>> begin DATA SUPPLIED

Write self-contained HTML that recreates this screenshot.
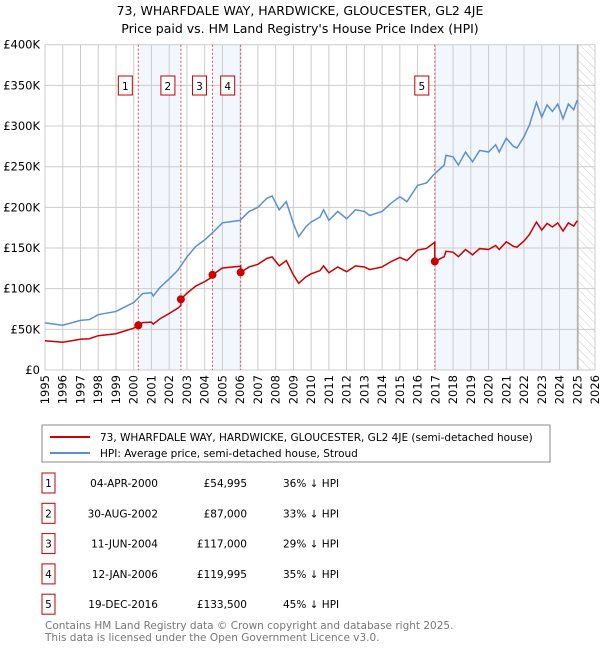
<!DOCTYPE html>
<html><head><meta charset="utf-8"><style>
body{margin:0;background:#fff;font-family:"Liberation Sans","DejaVu Sans",sans-serif;}
svg text{font-family:"DejaVu Sans","Liberation Sans",sans-serif;}
</style></head><body>
<svg id="chart" width="600" height="650" xmlns="http://www.w3.org/2000/svg">
<defs><pattern id="hatch" width="6" height="6" patternUnits="userSpaceOnUse" patternTransform="rotate(-45)"><line x1="0" y1="0" x2="0" y2="6" stroke="#ccc" stroke-width="1"/></pattern></defs>
<text x="300" y="15" text-anchor="middle" font-size="12.5">73, WHARFDALE WAY, HARDWICKE, GLOUCESTER, GL2 4JE</text>
<text x="300" y="33" text-anchor="middle" font-size="12.5">Price paid vs. HM Land Registry's House Price Index (HPI)</text>
<g id="plot"></g>
<rect x="42" y="425" width="508" height="37" fill="#fff" stroke="#888"/>
<line x1="50" y1="437" x2="90" y2="437" stroke="#cc0000" stroke-width="2"/>
<text x="100" y="441" font-size="10.5">73, WHARFDALE WAY, HARDWICKE, GLOUCESTER, GL2 4JE (semi-detached house)</text>
<line x1="50" y1="453" x2="90" y2="453" stroke="#5b8fd4" stroke-width="2"/>
<text x="100" y="457" font-size="10.5">HPI: Average price, semi-detached house, Stroud</text>
<g id="table" font-size="10.5"></g>
<text x="45" y="629" font-size="10.5" fill="#777">Contains HM Land Registry data © Crown copyright and database right 2025.</text>
<text x="45" y="641" font-size="10.5" fill="#777">This data is licensed under the Open Government Licence v3.0.</text>
</svg>
<script>
const hpiYears=[1995,1996,1997,1997.5,1998,1999,2000,2000.5,2001,2001.1,2001.5,2002,2002.5,2003,2003.5,2004,2004.5,2005,2006,2006.5,2007,2007.5,2007.8,2008.2,2008.6,2009,2009.3,2009.7,2010,2010.5,2010.7,2011,2011.5,2012,2012.5,2013,2013.3,2014,2014.5,2015,2015.4,2016,2016.5,2016.9,2017,2017.5,2017.6,2018,2018.3,2018.7,2019.1,2019.5,2020,2020.4,2020.6,2021,2021.4,2021.6,2022,2022.3,2022.7,2023,2023.3,2023.6,2023.9,2024.2,2024.5,2024.8,2025];
const hpiValues=[58,55,61,62,68,72,83,94,95,91,102,112,123,139,152,160,170,181,184,195,200,211,214,197,207,180,164,176,182,188,197,184,195,186,197,195,190,195,205,213,207,227,230,240,242,252,264,262,252,268,256,270,268,277,268,285,275,273,287,301,329,311,326,318,327,309,327,320,332];
const saleYears=[2000.26,2002.66,2004.44,2006.03,2016.97];
const salePrices=[54995,87000,117000,119995,133500];
const saleLabels=["1","2","3","4","5"];
const saleDates=["04-APR-2000","30-AUG-2002","11-JUN-2004","12-JAN-2006","19-DEC-2016"];
const salePriceText=["£54,995","£87,000","£117,000","£119,995","£133,500"];
const salePct=["36% ↓ HPI","33% ↓ HPI","29% ↓ HPI","35% ↓ HPI","45% ↓ HPI"];
const yTicks=[0,50,100,150,200,250,300,350,400];
const yTickLabels=["£0","£50K","£100K","£150K","£200K","£250K","£300K","£350K","£400K"];

const NS="http://www.w3.org/2000/svg";
const X0=45,X1=595,Y0=370,Y1=44.7;
const xs=y=>X0+(y-1995)/31*(X1-X0);
const ys=v=>Y0-v/400*(Y0-Y1);
function mk(tag,attrs,parent){const e=document.createElementNS(NS,tag);for(const k in attrs)e.setAttribute(k,attrs[k]);parent.appendChild(e);return e;}
function hpiAt(t){for(let i=0;i<hpiYears.length-1;i++){if(t<=hpiYears[i+1]){const f=(t-hpiYears[i])/(hpiYears[i+1]-hpiYears[i]);return hpiValues[i]+f*(hpiValues[i+1]-hpiValues[i]);}}return hpiValues[hpiValues.length-1];}
const g=document.getElementById('plot');
// shading
const spans=[[0,1],[2,3],[4,null]];
spans.forEach(s=>{const a=xs(saleYears[s[0]]),b=s[1]==null?xs(2025.04):xs(saleYears[s[1]]);
const r=mk('rect',{x:a,y:Y1,width:b-a,height:Y0-Y1,fill:'#eef3fc',opacity:0.75},g);

});
const h=mk('rect',{x:xs(2025.04),y:Y1,width:X1-xs(2025.04),height:Y0-Y1,fill:'url(#hatch)'},g);


// grid
for(let yr=1995;yr<=2026;yr++){const x=xs(yr);
const l=mk('line',{x1:x,x2:x,y1:Y1,y2:Y0,stroke:'#ccc','stroke-width':1},g);


const t=mk('text',{x:0,y:0,'font-size':11.5,'text-anchor':'end',transform:`translate(${x+4},${Y0+5}) rotate(-90)`},g);
t.textContent=yr;

}
yTicks.forEach((v,i)=>{const y=ys(v);
const l=mk('line',{x1:X0,x2:X1,y1:y,y2:y,stroke:'#ccc','stroke-width':1},g);


const t=mk('text',{x:40,y:y+4,'font-size':11.5,'text-anchor':'end'},g);
t.textContent=yTickLabels[i];

});
const end=mk('line',{x1:xs(2025.04),x2:xs(2025.04),y1:Y1,y2:Y0,stroke:'#999','stroke-width':1},g);


// sale lines and markers
saleYears.forEach((s,i)=>{const x=xs(s);
const l=mk('line',{x1:x,x2:x,y1:Y1,y2:Y0,stroke:'#e05050','stroke-width':1,'stroke-dasharray':'2,2'},g);


const r=mk('rect',{x:x-20,y:76,width:14,height:19,fill:'#fff',stroke:'#c00000'},g);


const t=mk('text',{x:x-13,y:90,'font-size':10.5,'text-anchor':'middle'},g);
t.textContent=saleLabels[i];

});
// HPI line
const hp=hpiYears.map((y,i)=>xs(y)+','+ys(hpiValues[i])).join(' ');
const hl=mk('polyline',{points:hp,fill:'none',stroke:'#5b8fd4','stroke-width':1.5},g);


// property line: HPI scaled to each sale
function factor(t){let k=0;for(let i=0;i<saleYears.length;i++)if(t>=saleYears[i])k=i;return salePrices[k]/1000/hpiAt(saleYears[k]);}
let pts=[];const ts=[...hpiYears];saleYears.forEach(s=>{ts.push(s-0.001);ts.push(s);});ts.sort((a,b)=>a-b);
ts.forEach(t=>{pts.push(xs(t)+','+ys(hpiAt(t)*factor(t)));});
const pl=mk('polyline',{points:pts.join(' '),fill:'none',stroke:'#cc0000','stroke-width':1.5},g);


saleYears.forEach((s,i)=>{const c=mk('circle',{cx:xs(s),cy:ys(salePrices[i]/1000),r:4,fill:'#cc0000'},g);

});
// table
const tb=document.getElementById('table');
saleLabels.forEach((lab,i)=>{const y=483+i*30.3;
const r=mk('rect',{x:42,y:y-10,width:13,height:20,fill:'#fff',stroke:'#c00000'},tb);


const cells=[[48.5,lab,'middle'],[158,saleDates[i],'end'],[247,salePriceText[i],'end'],[283,salePct[i],'start']];
const names=['table-index','table-date','table-price','table-hpi-diff'];
cells.forEach((c,j)=>{const t=mk('text',{x:c[0],y:y+4,'text-anchor':c[2]},tb);
t.textContent=c[1];

});});
</script>
</body></html>
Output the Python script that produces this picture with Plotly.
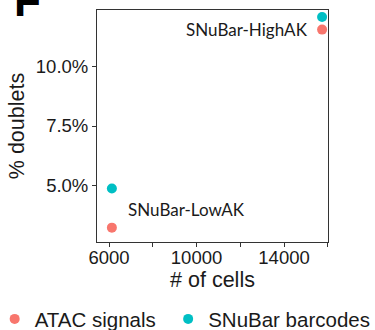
import plotly.graph_objects as go

samples = ["SNuBar-LowAK", "SNuBar-HighAK"]
cells = [6130, 15740]
atac_doublets = [0.0325, 0.1153]
snubar_doublets = [0.0489, 0.1206]

RED = "#F8766D"
TEAL = "#00BFC4"
FONT = "Liberation Sans, Arial, sans-serif"
INK = "#1a1a1a"

fig = go.Figure()
fig.add_trace(go.Scatter(x=cells, y=atac_doublets, mode="markers", name="ATAC signals",
                         marker=dict(color=RED, size=10), legend="legend"))
fig.add_trace(go.Scatter(x=cells, y=snubar_doublets, mode="markers", name="SNuBar barcodes",
                         marker=dict(color=TEAL, size=10), legend="legend2"))

# sample labels
fig.add_annotation(x=cells[1], y=atac_doublets[1], text=samples[1], showarrow=False,
                   xanchor="right", yanchor="middle", xshift=-12, yshift=0,
                   font=dict(family="Lato", size=17, color=INK))
fig.add_annotation(x=cells[0], y=(atac_doublets[0] + snubar_doublets[0]) / 2, text=samples[0],
                   showarrow=False, xanchor="left", yanchor="middle", xshift=14, yshift=-1,
                   font=dict(family="Lato", size=17, color=INK))

# panel letter
fig.add_annotation(x=0, y=1, xref="paper", yref="paper", text="<b>F</b>", showarrow=False,
                   xanchor="left", yanchor="bottom", xshift=-85, yshift=-17,
                   font=dict(family=FONT, size=44, color="black"))

axis_common = dict(showline=True, linecolor="#333333", linewidth=1, mirror=True,
                   ticks="outside", ticklen=4, tickcolor="#333333", showgrid=False,
                   zeroline=False, tickfont=dict(family=FONT, size=18.5, color=INK))

fig.update_xaxes(range=[5450, 16010], tick0=6000, dtick=4000, tickformat="d",
                 ticklabelstandoff=-5,
                 minor=dict(dtick=2000, ticks="outside", ticklen=4, tickcolor="#333333"),
                 title=dict(text="# of cells", font=dict(family=FONT, size=21.5, color=INK),
                            standoff=0),
                 **axis_common)
fig.update_yaxes(range=[0.0265, 0.1235], tick0=0.05, dtick=0.025, tickformat=".1%",
                 title=dict(text="% doublets", font=dict(family=FONT, size=21.5, color=INK),
                            standoff=5),
                 **axis_common)

legend_style = dict(orientation="h", yanchor="top", y=-0.246, xanchor="left",
                    font=dict(family=FONT, size=20.5, color=INK),
                    itemsizing="trace", bgcolor="rgba(0,0,0,0)")

fig.update_layout(
    width=375, height=330,
    margin=dict(l=97, r=47, t=10, b=88, autoexpand=False),
    plot_bgcolor="white", paper_bgcolor="white",
    showlegend=True,
    legend=dict(x=-0.443, **legend_style),
    legend2=dict(x=0.308, **legend_style),
)

fig.write_html("out.html")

>> end DATA SUPPLIED

Begin at the line that has "Output the Python", stop after the line that has "tickfont=dict(family=FONT, size=18.5, color=INK))", and reproduce every line between them exactly and nothing else. Pictures stay out of the copy.

* [EXERCISE RESULT]:
Output the Python script that produces this picture with Plotly.
import plotly.graph_objects as go

samples = ["SNuBar-LowAK", "SNuBar-HighAK"]
cells = [6130, 15740]
atac_doublets = [0.0325, 0.1153]
snubar_doublets = [0.0489, 0.1206]

RED = "#F8766D"
TEAL = "#00BFC4"
FONT = "Liberation Sans, Arial, sans-serif"
INK = "#1a1a1a"

fig = go.Figure()
fig.add_trace(go.Scatter(x=cells, y=atac_doublets, mode="markers", name="ATAC signals",
                         marker=dict(color=RED, size=10), legend="legend"))
fig.add_trace(go.Scatter(x=cells, y=snubar_doublets, mode="markers", name="SNuBar barcodes",
                         marker=dict(color=TEAL, size=10), legend="legend2"))

# sample labels
fig.add_annotation(x=cells[1], y=atac_doublets[1], text=samples[1], showarrow=False,
                   xanchor="right", yanchor="middle", xshift=-12, yshift=0,
                   font=dict(family="Lato", size=17, color=INK))
fig.add_annotation(x=cells[0], y=(atac_doublets[0] + snubar_doublets[0]) / 2, text=samples[0],
                   showarrow=False, xanchor="left", yanchor="middle", xshift=14, yshift=-1,
                   font=dict(family="Lato", size=17, color=INK))

# panel letter
fig.add_annotation(x=0, y=1, xref="paper", yref="paper", text="<b>F</b>", showarrow=False,
                   xanchor="left", yanchor="bottom", xshift=-85, yshift=-17,
                   font=dict(family=FONT, size=44, color="black"))

axis_common = dict(showline=True, linecolor="#333333", linewidth=1, mirror=True,
                   ticks="outside", ticklen=4, tickcolor="#333333", showgrid=False,
                   zeroline=False, tickfont=dict(family=FONT, size=18.5, color=INK))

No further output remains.